El clave es un instrumento más delicado e indefenso que su hermano mayor, el piano. Siempre que uno quiere pensar en él se acuerda de esos muebles de trazos distinguidos estilo Imperio, con dos teclados y un taburete, que en las casas museos de Austria y Alemania se exhiben a la indiferencia de los turistas. Como su sonido, el clave es un aparato frágil, tímido, que prefiere la intimidad de los gabinetes al populismo de los grandes teatros. Por eso al oírlo sentimos que su voz es más próxima, que llega a nuestro corazón aprovechando atajos que el piano o la orquesta no tienen más remedio que rodear. Cuando las Variaciones Goldberg pasan del clave al piano, dice Gustav Leonhardt, dejan en el tránsito su magia, como la fotocopia erradica el encanto de los colores de la imagen original. El pequeño milagro de la música, parecido al vuelo de las libélulas, pierde su ligereza y se convierte en un pesado aleteo de moscardón. Oigo a Leonhardt desgranar en su instrumento alguna de las partitas de Bach y la melodía germina tan espontáneamente del silencio como el susurro de un torrente, como los balbuceos del viento al agitar las ramas. Al final de cada movimiento, el intérprete está obligado a dejar las manos sobre el teclado hasta que el sonido se haya apagado del todo; después, los dedos vuelven a alzarse y se percibe un chasquido, un suspiro que el piano está imposibilitado para emitir, el que producen los martillos al desprenderse de las cuerdas y marca el fin de la música para devolverla al largo invierno del silencio. Oigo en mi reproductor ese repetido prodigio y pienso que a la vez, en este mismo instante, Leonhardt está desembarcando en Granada y va a ofrecer un concierto de clave u órgano al que no puedo asistir. Es 30 de octubre, otras obligaciones más poderosas y estériles me reclaman.

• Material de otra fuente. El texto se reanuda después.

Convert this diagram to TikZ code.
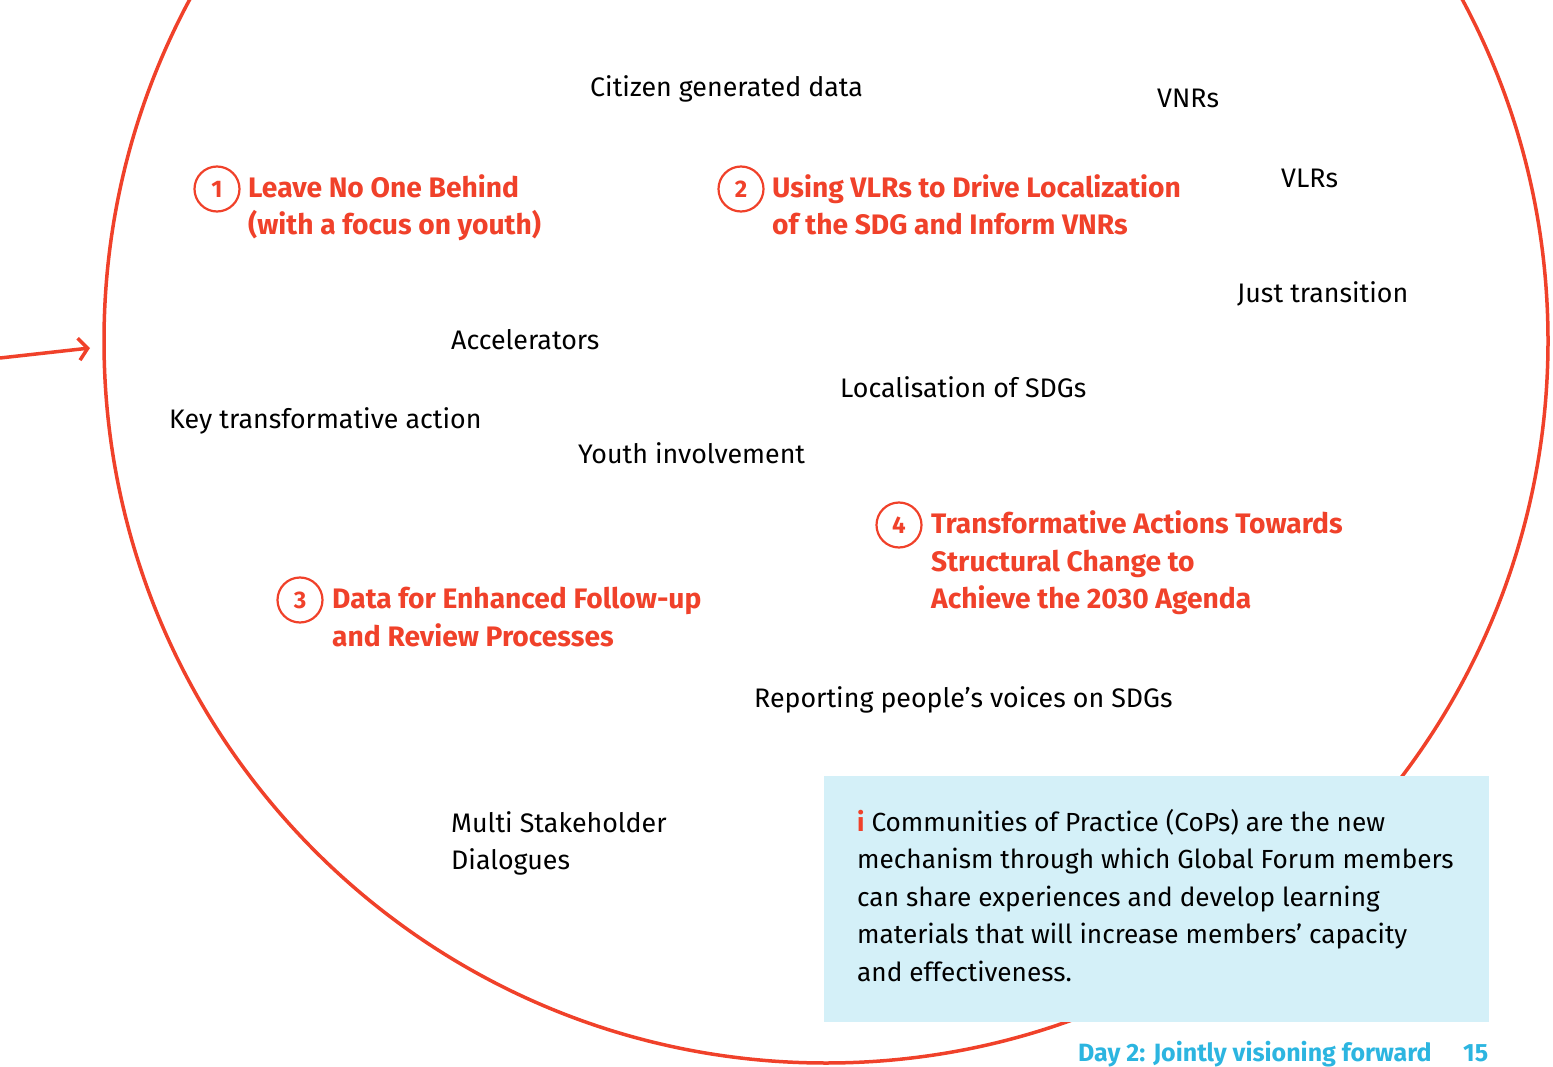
\documentclass[tikz,border=0pt]{standalone}
\usepackage{fontspec}
\setmainfont{Fira Sans}
\usetikzlibrary{arrows.meta}
\definecolor{cred}{HTML}{F0412A}
\definecolor{infoblue}{HTML}{D4F0F8}
\definecolor{footblue}{HTML}{2CB5E0}
\begin{document}
\begin{tikzpicture}[x=1pt,y=-1pt,
  % base west of a multi-line node sits on its last line
  lbl/.style={anchor=base west, inner sep=0pt, align=left, font=\fontsize{26.8}{37.5}\selectfont},
  hl/.style={lbl, text=cred, font=\fontsize{28.2}{37.5}\selectfont\bfseries},
  num/.style={circle, draw=cred, line width=2.2pt, minimum size=45pt, inner sep=0pt, text=cred,
              font=\fontsize{24}{24}\selectfont\bfseries},
  foot/.style={anchor=base west, inner sep=0pt, text=footblue, font=\fontsize{25}{25}\selectfont\bfseries}]
\useasboundingbox (0,0) rectangle (1553,1067);

% the big ring and the arrow pointing into it
\node (ring) [circle, draw=cred, line width=3.5pt, minimum size=1444pt, inner sep=0pt] at (826,341) {};
\coordinate (arrowtail) at (0,358);
\coordinate (arrowhead) at (90,348);
\draw[cred, line width=3.5pt, -{Straight Barb[length=9pt,width=22pt,line width=3.5pt]}] (arrowtail) -- (arrowhead);

% keywords
\node (citizen) [lbl] at (590,97) {Citizen generated data};
\node (vnrs)    [lbl] at (1157,108) {VNRs};
\node (vlrs)    [lbl] at (1281,188) {VLRs};
\node (just)    [lbl] at (1237,303) {Just transition};
\node (accel)   [lbl] at (451,349) {Accelerators};
\node (local)   [lbl] at (840,397) {Localisation of SDGs};
\node (keyact)  [lbl] at (169,428) {Key transformative action};
\node (youth)   [lbl] at (578,463) {Youth involvement};
\node (report)  [lbl] at (754,707) {Reporting people’s voices on SDGs};
\node (multi)   [lbl] at (451,869.5) {Multi Stakeholder\\Dialogues};

% numbered themes
\node (n1) [num] at (217,189) {1};
\node (t1) [hl] at (248,235) {Leave No One Behind\\(with a focus on youth)};
\node (n2) [num] at (741,189) {2};
\node (t2) [hl] at (772,235) {Using VLRs to Drive Localization\\of the SDG and Inform VNRs};
\node (n3) [num] at (300,600) {3};
\node (t3) [hl] at (332,646) {Data for Enhanced Follow-up\\and Review Processes};
\node (n4) [num] at (899,525) {4};
\node (t4) [hl] at (931,608.5) {Transformative Actions Towards\\Structural Change to\\Achieve the 2030 Agenda};

% info box
\node (info) [fill=infoblue, anchor=north west, minimum width=665pt, minimum height=246pt, inner sep=0pt] at (824,776) {};
\node (infotext) [lbl, font=\fontsize{26.2}{37.5}\selectfont] at (857,981) {{\color{cred}\bfseries i} Communities of Practice (CoPs) are the new\\mechanism through which Global Forum members\\can share experiences and develop learning\\materials that will increase members’ capacity\\and effectiveness.};

% running footer
\node (foottitle) [foot] at (1078,1061) {Day 2: Jointly visioning forward};
\node (pagenum)   [foot] at (1463,1061) {15};
\end{tikzpicture}
\end{document}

Puede parecer paradójico que una música como la que Leonhardt ofrece, con más de doscientos años de antigüedad, llene hoy más salas de conciertos o resulte menos distante a los melómanos que la que se compuso en el siglo previo o en el inmediatamente anterior. Quizá la gente esté un poco cansada del exhibicionismo de los grandes teatros, de las estrellas a las que la voz les surge del hueco del bolsillo, y quizá la intimidad y la sencillez de los instrumentos antiguos, libres de prosapias, le resulten más sinceras. Por un efecto de contrapeso, de esos que tanto gustan a la historia de la cultura, la música antigua se ha convertido hoy en la cúspide de lo moderno, saca cuerpos y cuerpos a la música romántica y se considera de obligada apreciación en toda persona sensible, culta o a la última. La antigüedad es siempre tan moderna: es tan sólo el olvido precedente lo que nos convierte en vanguardistas del pasado. En el delicioso libro que acabo de leer, Venecias, el esteta reaccionario Paul Morand se pasea por la ciudad de los canales y despotrica de los hippies que le estorban las bellezas de Palladio y Sansovino. Qué cosa tan conservadora y atrasada es la modernidad, reflexiona con escepticismo: aquellos jóvenes de pelo largo querían reivindicar la novedad de un aspecto que el hombre había dado por obsoleto cinco mil años atrás.